A new study led by the Murdoch Children’s Research Institute has received funding to advance research into Charcot-Marie-Tooth (CMT) disease, the most common inherited nerve disorder.

The study secured a $10,000 CMT Australia research grant to better understand how to manage the condition in children and adolescents.

Murdoch Children’s Dr Rachel Kennedy will lead the study that aims to explore the role of exercise and nutrition in the management of paediatric CMT symptoms and develop exercise guidelines to better treat this condition.  

CMT is a lifelong degenerative condition that causes damage to the nerves, muscle weakness, sensory problems and difficulty walking, which usually start during childhood and progress over time.

Although there is no cure, people with CMT can use a variety of therapies and strategies to help manage their symptoms.  

“Evidence suggests exercise and Body Mass Index can lessen the effects of disease and disability in children with CMT,” Dr Kennedy said. 

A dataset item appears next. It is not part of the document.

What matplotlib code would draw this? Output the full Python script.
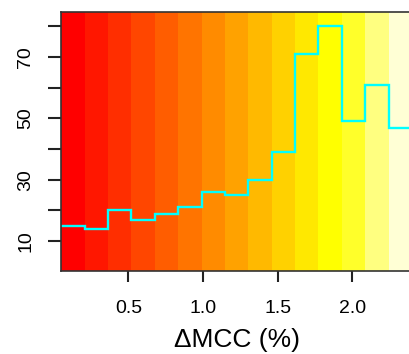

“However, exercise is not universally acknowledged or encouraged as a valid therapy by clinicians, and there are no formal exercise guidelines or readily available evidence-based education for CMT.”

Dr Kennedy said formal guidelines and resources were urgently needed to help families and healthcare clinicians make informed choices around exercise for children with CMT.

Run in collaboration with CMT Australia, The Royal Children’s Hospital, The Children's Hospital at Westmead and Queensland Children's Hospital, the study will recruit children, families and community-based healthcare clinicians.

Dr Kennedy said she hoped this study would encourage greater uptake of physical activity and nutritional awareness for children, families and clinicians and help manage disability in children with CMT.

The study builds on recommendations from world-first clinical practice guidelines on CMT management developed by the Murdoch Children’s and international collaborators.

Dr Kennedy aims to raise an additional $9,734 through the crowdfunding platform Crowd Raiser to fund her research.